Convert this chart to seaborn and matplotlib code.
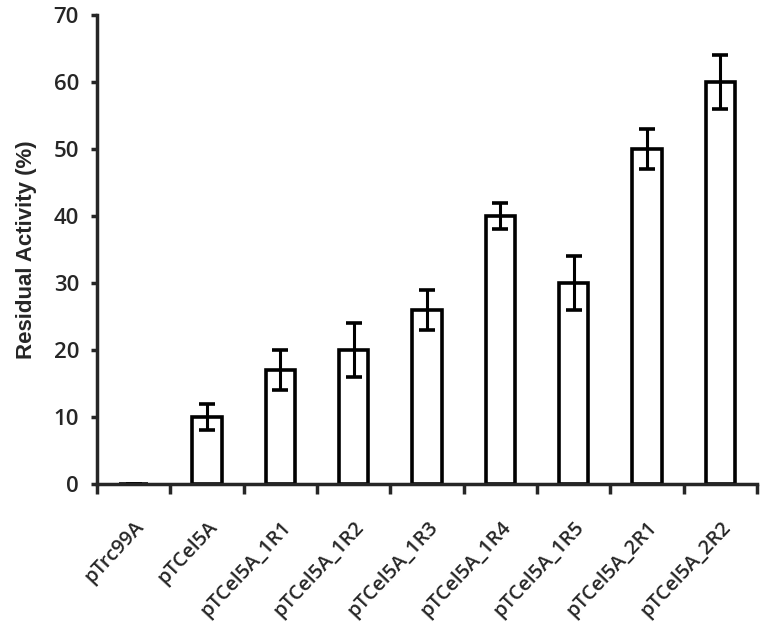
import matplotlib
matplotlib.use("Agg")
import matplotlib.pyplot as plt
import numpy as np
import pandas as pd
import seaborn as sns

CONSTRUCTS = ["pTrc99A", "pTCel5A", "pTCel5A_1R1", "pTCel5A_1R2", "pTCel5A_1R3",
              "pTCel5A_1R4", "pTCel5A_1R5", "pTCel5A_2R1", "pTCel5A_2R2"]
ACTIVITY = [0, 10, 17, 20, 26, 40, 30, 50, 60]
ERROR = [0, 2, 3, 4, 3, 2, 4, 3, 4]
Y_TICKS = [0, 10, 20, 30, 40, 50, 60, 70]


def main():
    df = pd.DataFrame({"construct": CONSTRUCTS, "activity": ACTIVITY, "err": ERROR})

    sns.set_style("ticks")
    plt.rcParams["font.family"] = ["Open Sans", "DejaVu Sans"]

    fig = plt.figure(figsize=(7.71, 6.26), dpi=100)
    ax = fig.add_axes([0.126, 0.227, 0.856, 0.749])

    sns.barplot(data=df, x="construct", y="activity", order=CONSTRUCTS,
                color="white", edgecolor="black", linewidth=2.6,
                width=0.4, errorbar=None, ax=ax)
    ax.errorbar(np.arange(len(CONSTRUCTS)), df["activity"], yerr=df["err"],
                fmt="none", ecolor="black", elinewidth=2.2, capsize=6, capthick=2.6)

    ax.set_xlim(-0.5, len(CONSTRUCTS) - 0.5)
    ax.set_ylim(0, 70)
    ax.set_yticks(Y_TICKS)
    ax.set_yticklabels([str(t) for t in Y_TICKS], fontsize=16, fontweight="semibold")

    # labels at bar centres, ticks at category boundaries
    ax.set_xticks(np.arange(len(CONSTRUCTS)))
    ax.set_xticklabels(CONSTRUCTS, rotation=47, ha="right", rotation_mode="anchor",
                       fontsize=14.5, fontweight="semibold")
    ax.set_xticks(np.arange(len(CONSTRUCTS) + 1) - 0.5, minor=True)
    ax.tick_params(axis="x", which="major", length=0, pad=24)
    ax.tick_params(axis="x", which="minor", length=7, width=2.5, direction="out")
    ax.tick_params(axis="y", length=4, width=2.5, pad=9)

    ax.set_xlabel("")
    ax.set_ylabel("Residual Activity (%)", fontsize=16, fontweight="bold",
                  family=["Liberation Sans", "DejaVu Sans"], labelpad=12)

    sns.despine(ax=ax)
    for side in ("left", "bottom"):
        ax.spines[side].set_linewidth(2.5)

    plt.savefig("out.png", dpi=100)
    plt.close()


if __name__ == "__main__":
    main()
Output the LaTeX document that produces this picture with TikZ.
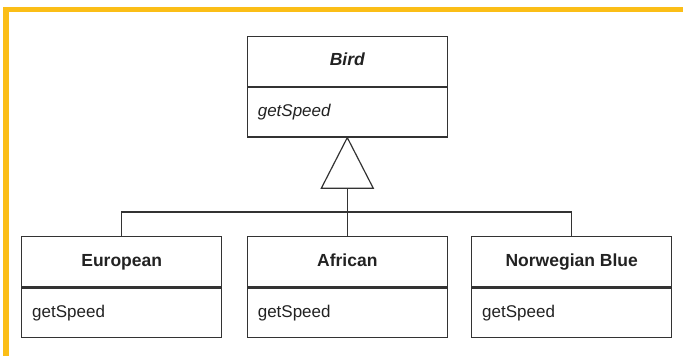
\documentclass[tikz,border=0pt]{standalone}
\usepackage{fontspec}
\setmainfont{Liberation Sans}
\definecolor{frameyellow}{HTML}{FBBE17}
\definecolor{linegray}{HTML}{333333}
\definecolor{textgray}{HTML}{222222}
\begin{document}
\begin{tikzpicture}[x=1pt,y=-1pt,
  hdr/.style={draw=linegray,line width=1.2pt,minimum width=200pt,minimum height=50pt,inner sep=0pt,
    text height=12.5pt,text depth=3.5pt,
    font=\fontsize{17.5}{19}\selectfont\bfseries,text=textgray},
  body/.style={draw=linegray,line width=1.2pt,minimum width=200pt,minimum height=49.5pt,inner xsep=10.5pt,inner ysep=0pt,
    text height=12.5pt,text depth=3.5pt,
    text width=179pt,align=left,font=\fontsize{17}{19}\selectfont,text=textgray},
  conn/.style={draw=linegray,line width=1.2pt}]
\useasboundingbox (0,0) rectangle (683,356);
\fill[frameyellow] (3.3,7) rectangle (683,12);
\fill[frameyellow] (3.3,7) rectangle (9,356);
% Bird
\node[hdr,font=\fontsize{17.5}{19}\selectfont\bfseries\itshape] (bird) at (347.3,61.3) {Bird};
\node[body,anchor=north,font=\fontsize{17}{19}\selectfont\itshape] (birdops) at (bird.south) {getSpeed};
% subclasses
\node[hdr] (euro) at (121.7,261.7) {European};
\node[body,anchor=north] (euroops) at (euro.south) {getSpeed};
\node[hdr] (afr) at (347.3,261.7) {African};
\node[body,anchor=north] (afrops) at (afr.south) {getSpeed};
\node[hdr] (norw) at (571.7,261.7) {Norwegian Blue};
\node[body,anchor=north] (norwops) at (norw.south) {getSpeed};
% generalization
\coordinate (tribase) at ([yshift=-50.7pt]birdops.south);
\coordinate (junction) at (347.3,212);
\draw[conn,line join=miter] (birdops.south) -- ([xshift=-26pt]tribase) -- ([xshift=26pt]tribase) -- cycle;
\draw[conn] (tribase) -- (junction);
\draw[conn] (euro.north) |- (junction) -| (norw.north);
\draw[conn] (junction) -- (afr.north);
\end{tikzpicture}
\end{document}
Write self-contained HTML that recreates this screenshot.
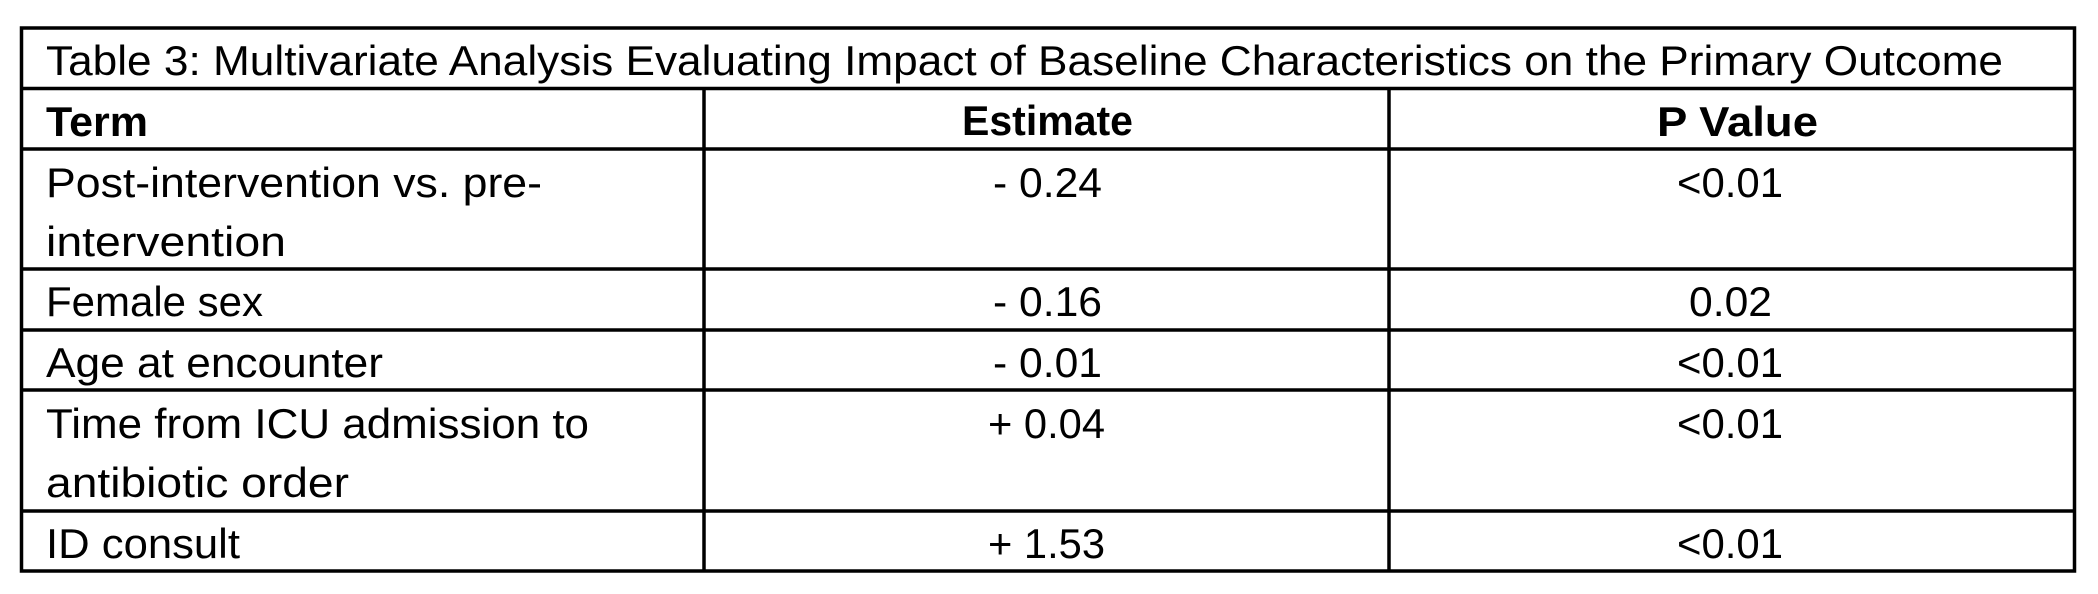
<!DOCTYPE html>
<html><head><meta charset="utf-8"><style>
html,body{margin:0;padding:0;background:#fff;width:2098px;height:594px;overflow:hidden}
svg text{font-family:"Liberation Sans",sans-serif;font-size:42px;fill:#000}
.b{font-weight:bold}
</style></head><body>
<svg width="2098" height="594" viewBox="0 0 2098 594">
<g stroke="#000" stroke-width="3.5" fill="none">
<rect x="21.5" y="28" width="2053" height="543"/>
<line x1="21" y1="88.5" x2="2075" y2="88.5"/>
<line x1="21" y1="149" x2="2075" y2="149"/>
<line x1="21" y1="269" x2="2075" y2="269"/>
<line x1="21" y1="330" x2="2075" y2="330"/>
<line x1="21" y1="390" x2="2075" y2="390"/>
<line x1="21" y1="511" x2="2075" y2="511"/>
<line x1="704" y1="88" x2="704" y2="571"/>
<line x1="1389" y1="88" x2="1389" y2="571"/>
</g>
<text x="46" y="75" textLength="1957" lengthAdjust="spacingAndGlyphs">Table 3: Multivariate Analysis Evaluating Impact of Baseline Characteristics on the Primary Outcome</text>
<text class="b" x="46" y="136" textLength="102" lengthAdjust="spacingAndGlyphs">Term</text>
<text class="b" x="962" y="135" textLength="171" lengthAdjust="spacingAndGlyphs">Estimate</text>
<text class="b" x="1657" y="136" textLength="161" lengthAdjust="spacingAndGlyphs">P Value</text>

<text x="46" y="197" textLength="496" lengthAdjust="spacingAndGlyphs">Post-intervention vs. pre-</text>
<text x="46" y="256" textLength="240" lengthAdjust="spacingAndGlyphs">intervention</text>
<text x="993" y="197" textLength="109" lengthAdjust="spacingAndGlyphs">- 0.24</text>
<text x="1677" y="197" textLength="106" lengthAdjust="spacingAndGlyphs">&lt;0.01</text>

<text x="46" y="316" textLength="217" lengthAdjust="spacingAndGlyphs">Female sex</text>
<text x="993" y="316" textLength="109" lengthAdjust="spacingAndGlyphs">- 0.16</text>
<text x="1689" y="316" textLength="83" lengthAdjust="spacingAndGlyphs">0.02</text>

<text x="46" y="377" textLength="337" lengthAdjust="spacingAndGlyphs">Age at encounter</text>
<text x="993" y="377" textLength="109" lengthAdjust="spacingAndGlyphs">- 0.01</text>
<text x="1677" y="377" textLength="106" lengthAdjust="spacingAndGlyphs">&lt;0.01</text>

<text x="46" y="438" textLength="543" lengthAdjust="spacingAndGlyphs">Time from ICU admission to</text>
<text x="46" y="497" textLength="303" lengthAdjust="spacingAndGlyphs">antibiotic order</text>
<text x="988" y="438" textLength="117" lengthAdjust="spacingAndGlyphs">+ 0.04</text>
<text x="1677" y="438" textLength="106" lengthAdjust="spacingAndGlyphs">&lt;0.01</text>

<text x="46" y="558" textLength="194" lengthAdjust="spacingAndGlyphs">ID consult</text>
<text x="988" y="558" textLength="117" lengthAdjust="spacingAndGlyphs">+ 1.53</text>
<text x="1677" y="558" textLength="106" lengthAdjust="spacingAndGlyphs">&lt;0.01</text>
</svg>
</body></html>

::::

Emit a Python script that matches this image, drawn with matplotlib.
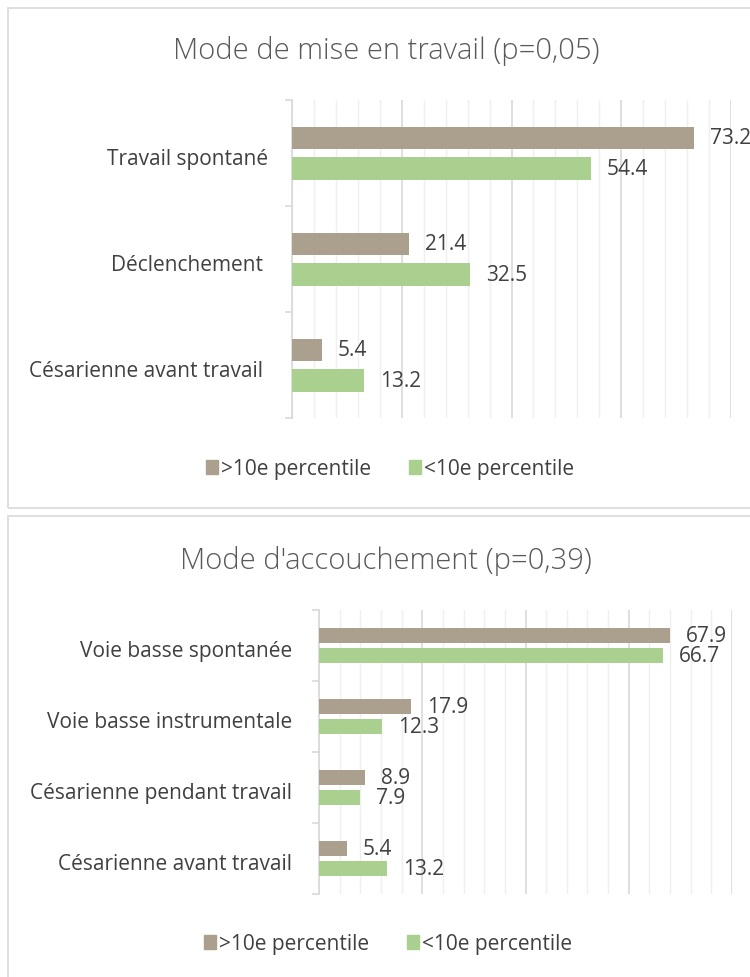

::::

_EXERCISE PROMPT_
Above this task is a listing with pictures in it. Retype only the lines from the one containing "Convert this chart" through the one containing "import seaborn as sns", both included, and not the pictures.

_SOLUTION_
Convert this chart to seaborn and matplotlib code.
import matplotlib
matplotlib.use("Agg")
import matplotlib.pyplot as plt
import numpy as np
import pandas as pd
import seaborn as sns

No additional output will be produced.